На следующий день, 14 октября, назначили вторую часть заседания Президиума. Ночь Хрущев провел в особняке на Ленинских (Воробьевых) горах, куда к нему успел приехать сын Сергей. В его описании глава партии выглядел подавленным, но еще преуменьшал масштабы своего аппаратного поражения. Накануне последнего дня во власти вероятным исходом ему представлялась отставка только с одной, а не одновременно со всех своих должностей, ведь именно так произошло с Георгием Маленковым, наследником Сталина, лишь постепенно, начиная с 1955 года, утрачивавшим свои посты вплоть до понижения в начальники ГЭС.

Однако на следующее утро публичное унижение Хрущева только набрало обороты. Взявший слово председатель правительства РСФСР Дмитрий Полянский поставил Никите Сергеевичу в пример скромность Иосифа Виссарионовича, а заодно осторожно покритиковал само развенчание культа личности. Затем выступил Алексей Косыгин и обвинил вождя в поощрении "подхалимажа". А Микоян, пусть и в мягких выражениях, допустил смещение Хрущева с одного из его постов. Как оказалось, для большинства отделаться только этим было уже недостаточно. На Микояна накричали: один из участников заседания, секретарь ЦК Петр Демичев, пригрозил отставкой самому Анастасу Ивановичу.

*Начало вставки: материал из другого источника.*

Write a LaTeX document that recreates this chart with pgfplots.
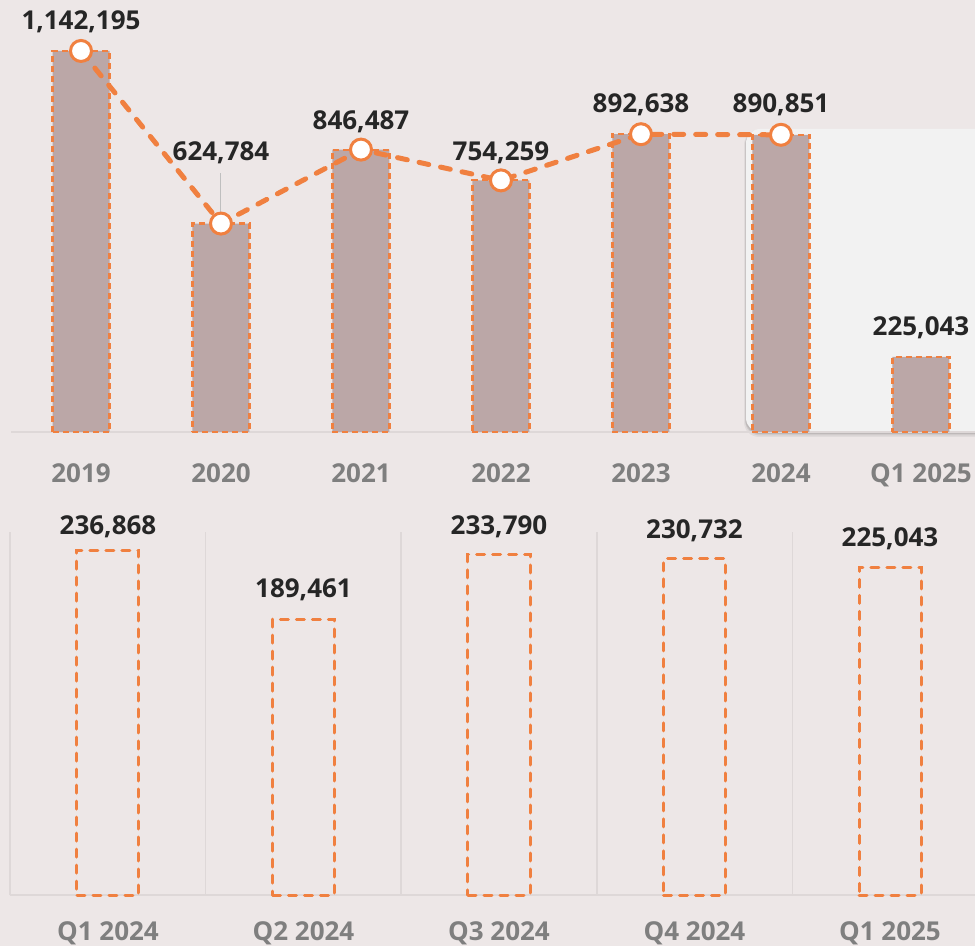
\documentclass[border=0pt]{standalone}
\usepackage{fontspec}
\setmainfont{Open Sans}
\usepackage{pgfplots}
\pgfplotsset{compat=1.18}
\definecolor{bg}{RGB}{237,231,231}
\definecolor{org}{RGB}{240,128,64}
\definecolor{barc}{RGB}{187,167,167}
\definecolor{panel}{RGB}{242,242,242}
\definecolor{tickc}{RGB}{127,127,127}
\definecolor{lab}{RGB}{38,38,38}
\definecolor{sep}{RGB}{222,216,216}
\newcommand{\lf}{\fontsize{26}{31}\selectfont\bfseries}
\begin{document}
\begin{tikzpicture}[x=1pt,y=1pt]
\fill[bg] (0,0) rectangle (975,946);
\path[use as bounding box] (0,0) rectangle (975,946);
% soft shadow of panel
\fill[black, opacity=0.05, rounded corners=15pt] (744,509) rectangle (1000,816);
\fill[black, opacity=0.07, rounded corners=15pt] (745,510.5) rectangle (1000,816);
\fill[black, opacity=0.09, rounded corners=14pt] (745.5,512) rectangle (1000,816.5);
\fill[panel, rounded corners=14pt] (746,514) rectangle (1000,817);
% ---------- top panel ----------
\begin{axis}[at={(0pt,514pt)}, anchor=south west, scale only axis,
  width=975pt, height=432pt, xmin=-0.5786, xmax=6.386, ymin=0, ymax=1295000,
  hide axis, clip=false]
\draw[sep, line width=1.5pt] (axis cs:-0.5,0) -- (axis cs:6.6,0);
\addplot[ybar, bar width=57pt, fill=barc, draw=org, line width=2.2pt, dash pattern=on 6pt off 4pt]
  coordinates {(0,1142195) (1,624784) (2,846487) (3,754259) (4,892638) (5,890851) (6,225043)};
\draw[gray!50, line width=1pt] ([yshift=2pt]axis cs:1,624784) -- ([yshift=51pt]axis cs:1,624784);
\addplot[org, line width=5pt, dash pattern=on 10pt off 12pt, line cap=round,
  mark=*, mark size=10.5pt, mark options={solid, fill=white, draw=org, line width=3pt}]
  coordinates {(0,1142195) (1,624784) (2,846487) (3,754259) (4,892638) (5,890851)};
\node[text=lab, font=\lf] at (axis cs:0,1142195) [yshift=29pt] {1,142,195};
\node[text=lab, font=\lf] at (axis cs:1,624784) [yshift=71pt] {624,784};
\node[text=lab, font=\lf] at (axis cs:2,846487) [yshift=28pt] {846,487};
\node[text=lab, font=\lf] at (axis cs:3,754259) [yshift=28pt] {754,259};
\node[text=lab, font=\lf] at (axis cs:4,892638) [yshift=29pt] {892,638};
\node[text=lab, font=\lf] at (axis cs:5,890851) [yshift=30pt] {890,851};
\node[text=lab, font=\lf] at (axis cs:6,225043) [yshift=29pt] {225,043};
\node[text=tickc, font=\lf, anchor=base] at (axis cs:0,0) [yshift=-51pt] {2019};
\node[text=tickc, font=\lf, anchor=base] at (axis cs:1,0) [yshift=-51pt] {2020};
\node[text=tickc, font=\lf, anchor=base] at (axis cs:2,0) [yshift=-51pt] {2021};
\node[text=tickc, font=\lf, anchor=base] at (axis cs:3,0) [yshift=-51pt] {2022};
\node[text=tickc, font=\lf, anchor=base] at (axis cs:4,0) [yshift=-51pt] {2023};
\node[text=tickc, font=\lf, anchor=base] at (axis cs:5,0) [yshift=-51pt] {2024};
\node[text=tickc, font=\lf, anchor=base] at (axis cs:6,0) [yshift=-51pt] {Q1 2025};
\end{axis}
% ---------- bottom panel ----------
\begin{axis}[at={(0pt,51pt)}, anchor=south west, scale only axis,
  width=975pt, height=405pt, xmin=-0.5524, xmax=4.4348, ymin=0, ymax=278070,
  hide axis, clip=false]
\draw[sep, line width=1.5pt] (axis cs:-0.5,0) -- (axis cs:4.6,0);
\draw[sep, line width=1.5pt] (axis cs:-0.5,0) -- (axis cs:-0.5,249000);
\draw[sep, line width=1.5pt] (axis cs:0.5,0) -- (axis cs:0.5,249000);
\draw[sep, line width=1.5pt] (axis cs:1.5,0) -- (axis cs:1.5,249000);
\draw[sep, line width=1.5pt] (axis cs:2.5,0) -- (axis cs:2.5,249000);
\draw[sep, line width=1.5pt] (axis cs:3.5,0) -- (axis cs:3.5,249000);
\addplot[ybar, bar width=62pt, fill=none, draw=org, line width=3pt, line cap=round, dash pattern=on 8pt off 8pt]
  coordinates {(0,236868) (1,189461) (2,233790) (3,230732) (4,225043)};
\node[text=lab, font=\lf] at (axis cs:0,236868) [yshift=23pt] {236,868};
\node[text=lab, font=\lf] at (axis cs:1,189461) [yshift=29pt] {189,461};
\node[text=lab, font=\lf] at (axis cs:2,233790) [yshift=28pt] {233,790};
\node[text=lab, font=\lf] at (axis cs:3,230732) [yshift=28pt] {230,732};
\node[text=lab, font=\lf] at (axis cs:4,225043) [yshift=28pt] {225,043};
\node[text=tickc, font=\lf, anchor=base] at (axis cs:0,0) [yshift=-45pt] {Q1 2024};
\node[text=tickc, font=\lf, anchor=base] at (axis cs:1,0) [yshift=-45pt] {Q2 2024};
\node[text=tickc, font=\lf, anchor=base] at (axis cs:2,0) [yshift=-45pt] {Q3 2024};
\node[text=tickc, font=\lf, anchor=base] at (axis cs:3,0) [yshift=-45pt] {Q4 2024};
\node[text=tickc, font=\lf, anchor=base] at (axis cs:4,0) [yshift=-45pt] {Q1 2025};
\end{axis}
\end{tikzpicture}
\end{document}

Видя, что сопротивление бесполезно, Хрущев принял предложение Брежнева подписать прошение об уходе по собственному желанию. Если верить Ефремову, по щекам первого секретаря, вынужденного оставить власть, текли слезы. Но есть и другая версия последней реплики вождя, более скабрезная, но зато полностью соответствующая его бойкому характеру. "Вы меня тут [фекалиями] мажете, а я возразить не могу", — якобы заявил Хрущев и развел руками. После этого он покинул заседание, некоторое время побыл в своем кремлевском кабинете, а затем неспешно, никому уже не нужный, отправился восвояси. Отныне Стране Советов предстояло обходиться без него.